- **Provided data**
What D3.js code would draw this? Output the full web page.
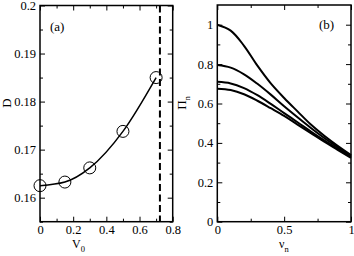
<!DOCTYPE html>
<meta charset="utf-8">
<style>
body { margin: 0; background: #fff; }
svg { font-family: "Liberation Serif", "Times New Roman", serif; }
.axis path { display: none; }
.axis line { stroke: #000; stroke-width: 1; }
.axis text { font-size: 12.5px; fill: #000; font-family: "Liberation Serif", serif; }
</style>
<body>
<svg width="354" height="256"></svg>
<script src="https://d3js.org/d3.v7.min.js"></script>
<script>

// panel (a): D vs V0
var v0 = [0, 0.15, 0.3, 0.5, 0.7];
var dVals = [0.1625, 0.16325, 0.1662, 0.1738, 0.185];
var vCrit = 0.723;

// panel (b): Pi_n vs nu_n, four curves
var nu = [0, 0.1, 0.2, 0.3, 0.4, 0.5, 0.6, 0.7, 0.8, 0.9, 1.0];
var pi1 = [1.0, 0.97, 0.893, 0.792, 0.702, 0.628, 0.56, 0.493, 0.436, 0.385, 0.338];
var pi2 = [0.795, 0.782, 0.748, 0.70, 0.645, 0.586, 0.53, 0.476, 0.425, 0.378, 0.334];
var pi3 = [0.71, 0.702, 0.678, 0.642, 0.598, 0.551, 0.505, 0.458, 0.413, 0.37, 0.329];
var pi4 = [0.675, 0.668, 0.647, 0.614, 0.576, 0.537, 0.493, 0.45, 0.406, 0.365, 0.324];

var xTicksA = [0, 0.2, 0.4, 0.6, 0.8];
var yTicksA = [0.16, 0.17, 0.18, 0.19, 0.2];
var xTicksB = [0, 0.5, 1];
var yTicksB = [0, 0.2, 0.4, 0.6, 0.8, 1];

var svg = d3.select("svg");

function frame(g, x, y, xt, xm, yt, ym, xf, yf) {
    var w = x.range()[1] - x.range()[0], h = y.range()[0] - y.range()[1];
    // bottom
    g.append("g").attr("class", "axis").attr("transform", "translate(0," + y.range()[0] + ")")
        .call(d3.axisBottom(x).tickValues(xt).tickSizeInner(-5).tickPadding(3).tickFormat(xf));
    g.append("g").attr("class", "axis").attr("transform", "translate(0," + y.range()[0] + ")")
        .call(d3.axisBottom(x).tickValues(xm).tickSizeInner(-3).tickFormat(""));
    // top
    g.append("g").attr("class", "axis").attr("transform", "translate(0," + y.range()[1] + ")")
        .call(d3.axisTop(x).tickValues(xt).tickSizeInner(-5).tickFormat(""));
    g.append("g").attr("class", "axis").attr("transform", "translate(0," + y.range()[1] + ")")
        .call(d3.axisTop(x).tickValues(xm).tickSizeInner(-3).tickFormat(""));
    // left
    g.append("g").attr("class", "axis").attr("transform", "translate(" + x.range()[0] + ",0)")
        .call(d3.axisLeft(y).tickValues(yt).tickSizeInner(-5).tickPadding(4).tickFormat(yf));
    g.append("g").attr("class", "axis").attr("transform", "translate(" + x.range()[0] + ",0)")
        .call(d3.axisLeft(y).tickValues(ym).tickSizeInner(-3).tickFormat(""));
    // right
    g.append("g").attr("class", "axis").attr("transform", "translate(" + x.range()[1] + ",0)")
        .call(d3.axisRight(y).tickValues(yt).tickSizeInner(-5).tickFormat(""));
    g.append("g").attr("class", "axis").attr("transform", "translate(" + x.range()[1] + ",0)")
        .call(d3.axisRight(y).tickValues(ym).tickSizeInner(-3).tickFormat(""));
    g.append("rect")
        .attr("x", x.range()[0]).attr("y", y.range()[1])
        .attr("width", w).attr("height", h)
        .attr("fill", "none").attr("stroke", "#000").attr("stroke-width", 1.5);
}

// ---- panel a
var xa = d3.scaleLinear().domain([0, 0.8]).range([40, 172.7]);
var ya = d3.scaleLinear().domain([0.155, 0.2]).range([221.7, 5.5]);
var ga = svg.append("g");

frame(ga, xa, ya, xTicksA, [0.1, 0.3, 0.5, 0.7], yTicksA, [0.155, 0.165, 0.175, 0.185, 0.195],
    function(d) { return d === 0 ? "0" : d3.format(".1f")(d); },
    function(d) { return d3.format(".2f")(d).replace(/0$/, "") ; });

var ptsA = v0.map(function(d, i) { return [d, dVals[i]]; });
ga.append("path")
    .datum(ptsA)
    .attr("fill", "none")
    .attr("stroke", "#000")
    .attr("stroke-width", 1.5)
    .attr("d", d3.line().x(function(d) { return xa(d[0]); }).y(function(d) { return ya(d[1]); }).curve(d3.curveMonotoneX));

ga.selectAll("circle")
    .data(ptsA)
    .enter().append("circle")
    .attr("cx", function(d) { return xa(d[0]); })
    .attr("cy", function(d) { return ya(d[1]); })
    .attr("r", 6)
    .attr("fill", "none")
    .attr("stroke", "#000")
    .attr("stroke-width", 1);

ga.append("line")
    .attr("x1", xa(vCrit)).attr("x2", xa(vCrit))
    .attr("y1", ya.range()[1]).attr("y2", ya.range()[0])
    .attr("stroke", "#000").attr("stroke-width", 2)
    .attr("stroke-dasharray", "7,3.5");

ga.append("text").attr("x", 50).attr("y", 31).attr("font-size", 13).text("(a)");
ga.append("text").attr("transform", "translate(11,103) rotate(-90)")
    .attr("text-anchor", "middle").attr("font-size", 13).text("D");
var va = ga.append("text").attr("x", 72).attr("y", 248).attr("font-size", 12);
va.append("tspan").text("V");
va.append("tspan").attr("font-size", 8.5).attr("dy", 4).text("0");

// ---- panel b
var xb = d3.scaleLinear().domain([0, 1]).range([217.3, 351]);
var yb = d3.scaleLinear().domain([0, 1.1]).range([221.7, 5]);
var gb = svg.append("g");

frame(gb, xb, yb, xTicksB, [0.25, 0.75], yTicksB, [0.1, 0.3, 0.5, 0.7, 0.9],
    function(d) { return d3.format("")(d); },
    function(d) { return d3.format("")(d); });

var lineB = d3.line()
    .x(function(d, i) { return xb(nu[i]); })
    .y(function(d) { return yb(d); })
    .curve(d3.curveCatmullRom.alpha(0.5));

[pi1, pi2, pi3, pi4].forEach(function(s) {
    gb.append("path")
        .datum(s)
        .attr("fill", "none")
        .attr("stroke", "#000")
        .attr("stroke-width", 2)
        .attr("d", lineB);
});

gb.append("text").attr("x", 319).attr("y", 29).attr("font-size", 13).text("(b)");
var pl = gb.append("text").attr("transform", "translate(186,103) rotate(-90)")
    .attr("text-anchor", "middle").attr("font-size", 13);
pl.append("tspan").text("\u03a0");
pl.append("tspan").attr("font-size", 8.5).attr("dy", 4).text("n");
var nl = gb.append("text").attr("x", 279).attr("y", 248).attr("font-size", 12);
nl.append("tspan").text("\u03bd");
nl.append("tspan").attr("font-size", 8.5).attr("dy", 4).text("n");

</script>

- **Requirement**
Reproduce the material above verbatim; omit every picture.

- **Solution to this problem**
What D3.js code would draw this? Output the full web page.
<!DOCTYPE html>
<meta charset="utf-8">
<style>
body { margin: 0; background: #fff; }
svg { font-family: "Liberation Serif", "Times New Roman", serif; }
.axis path { display: none; }
.axis line { stroke: #000; stroke-width: 1; }
.axis text { font-size: 12.5px; fill: #000; font-family: "Liberation Serif", serif; }
</style>
<body>
<svg width="354" height="256"></svg>
<script src="https://d3js.org/d3.v7.min.js"></script>
<script>

// panel (a): D vs V0
var v0 = [0, 0.15, 0.3, 0.5, 0.7];
var dVals = [0.1625, 0.16325, 0.1662, 0.1738, 0.185];
var vCrit = 0.723;

// panel (b): Pi_n vs nu_n, four curves
var nu = [0, 0.1, 0.2, 0.3, 0.4, 0.5, 0.6, 0.7, 0.8, 0.9, 1.0];
var pi1 = [1.0, 0.97, 0.893, 0.792, 0.702, 0.628, 0.56, 0.493, 0.436, 0.385, 0.338];
var pi2 = [0.795, 0.782, 0.748, 0.70, 0.645, 0.586, 0.53, 0.476, 0.425, 0.378, 0.334];
var pi3 = [0.71, 0.702, 0.678, 0.642, 0.598, 0.551, 0.505, 0.458, 0.413, 0.37, 0.329];
var pi4 = [0.675, 0.668, 0.647, 0.614, 0.576, 0.537, 0.493, 0.45, 0.406, 0.365, 0.324];

var xTicksA = [0, 0.2, 0.4, 0.6, 0.8];
var yTicksA = [0.16, 0.17, 0.18, 0.19, 0.2];
var xTicksB = [0, 0.5, 1];
var yTicksB = [0, 0.2, 0.4, 0.6, 0.8, 1];

var svg = d3.select("svg");

function frame(g, x, y, xt, xm, yt, ym, xf, yf) {
    var w = x.range()[1] - x.range()[0], h = y.range()[0] - y.range()[1];
    // bottom
    g.append("g").attr("class", "axis").attr("transform", "translate(0," + y.range()[0] + ")")
        .call(d3.axisBottom(x).tickValues(xt).tickSizeInner(-5).tickPadding(3).tickFormat(xf));
    g.append("g").attr("class", "axis").attr("transform", "translate(0," + y.range()[0] + ")")
        .call(d3.axisBottom(x).tickValues(xm).tickSizeInner(-3).tickFormat(""));
    // top
    g.append("g").attr("class", "axis").attr("transform", "translate(0," + y.range()[1] + ")")
        .call(d3.axisTop(x).tickValues(xt).tickSizeInner(-5).tickFormat(""));
    g.append("g").attr("class", "axis").attr("transform", "translate(0," + y.range()[1] + ")")
        .call(d3.axisTop(x).tickValues(xm).tickSizeInner(-3).tickFormat(""));
    // left
    g.append("g").attr("class", "axis").attr("transform", "translate(" + x.range()[0] + ",0)")
        .call(d3.axisLeft(y).tickValues(yt).tickSizeInner(-5).tickPadding(4).tickFormat(yf));
    g.append("g").attr("class", "axis").attr("transform", "translate(" + x.range()[0] + ",0)")
        .call(d3.axisLeft(y).tickValues(ym).tickSizeInner(-3).tickFormat(""));
    // right
    g.append("g").attr("class", "axis").attr("transform", "translate(" + x.range()[1] + ",0)")
        .call(d3.axisRight(y).tickValues(yt).tickSizeInner(-5).tickFormat(""));
    g.append("g").attr("class", "axis").attr("transform", "translate(" + x.range()[1] + ",0)")
        .call(d3.axisRight(y).tickValues(ym).tickSizeInner(-3).tickFormat(""));
    g.append("rect")
        .attr("x", x.range()[0]).attr("y", y.range()[1])
        .attr("width", w).attr("height", h)
        .attr("fill", "none").attr("stroke", "#000").attr("stroke-width", 1.5);
}

// ---- panel a
var xa = d3.scaleLinear().domain([0, 0.8]).range([40, 172.7]);
var ya = d3.scaleLinear().domain([0.155, 0.2]).range([221.7, 5.5]);
var ga = svg.append("g");

frame(ga, xa, ya, xTicksA, [0.1, 0.3, 0.5, 0.7], yTicksA, [0.155, 0.165, 0.175, 0.185, 0.195],
    function(d) { return d === 0 ? "0" : d3.format(".1f")(d); },
    function(d) { return d3.format(".2f")(d).replace(/0$/, "") ; });

var ptsA = v0.map(function(d, i) { return [d, dVals[i]]; });
ga.append("path")
    .datum(ptsA)
    .attr("fill", "none")
    .attr("stroke", "#000")
    .attr("stroke-width", 1.5)
    .attr("d", d3.line().x(function(d) { return xa(d[0]); }).y(function(d) { return ya(d[1]); }).curve(d3.curveMonotoneX));

ga.selectAll("circle")
    .data(ptsA)
    .enter().append("circle")
    .attr("cx", function(d) { return xa(d[0]); })
    .attr("cy", function(d) { return ya(d[1]); })
    .attr("r", 6)
    .attr("fill", "none")
    .attr("stroke", "#000")
    .attr("stroke-width", 1);

ga.append("line")
    .attr("x1", xa(vCrit)).attr("x2", xa(vCrit))
    .attr("y1", ya.range()[1]).attr("y2", ya.range()[0])
    .attr("stroke", "#000").attr("stroke-width", 2)
    .attr("stroke-dasharray", "7,3.5");

ga.append("text").attr("x", 50).attr("y", 31).attr("font-size", 13).text("(a)");
ga.append("text").attr("transform", "translate(11,103) rotate(-90)")
    .attr("text-anchor", "middle").attr("font-size", 13).text("D");
var va = ga.append("text").attr("x", 72).attr("y", 248).attr("font-size", 12);
va.append("tspan").text("V");
va.append("tspan").attr("font-size", 8.5).attr("dy", 4).text("0");

// ---- panel b
var xb = d3.scaleLinear().domain([0, 1]).range([217.3, 351]);
var yb = d3.scaleLinear().domain([0, 1.1]).range([221.7, 5]);
var gb = svg.append("g");

frame(gb, xb, yb, xTicksB, [0.25, 0.75], yTicksB, [0.1, 0.3, 0.5, 0.7, 0.9],
    function(d) { return d3.format("")(d); },
    function(d) { return d3.format("")(d); });

var lineB = d3.line()
    .x(function(d, i) { return xb(nu[i]); })
    .y(function(d) { return yb(d); })
    .curve(d3.curveCatmullRom.alpha(0.5));

[pi1, pi2, pi3, pi4].forEach(function(s) {
    gb.append("path")
        .datum(s)
        .attr("fill", "none")
        .attr("stroke", "#000")
        .attr("stroke-width", 2)
        .attr("d", lineB);
});

gb.append("text").attr("x", 319).attr("y", 29).attr("font-size", 13).text("(b)");
var pl = gb.append("text").attr("transform", "translate(186,103) rotate(-90)")
    .attr("text-anchor", "middle").attr("font-size", 13);
pl.append("tspan").text("\u03a0");
pl.append("tspan").attr("font-size", 8.5).attr("dy", 4).text("n");
var nl = gb.append("text").attr("x", 279).attr("y", 248).attr("font-size", 12);
nl.append("tspan").text("\u03bd");
nl.append("tspan").attr("font-size", 8.5).attr("dy", 4).text("n");

</script>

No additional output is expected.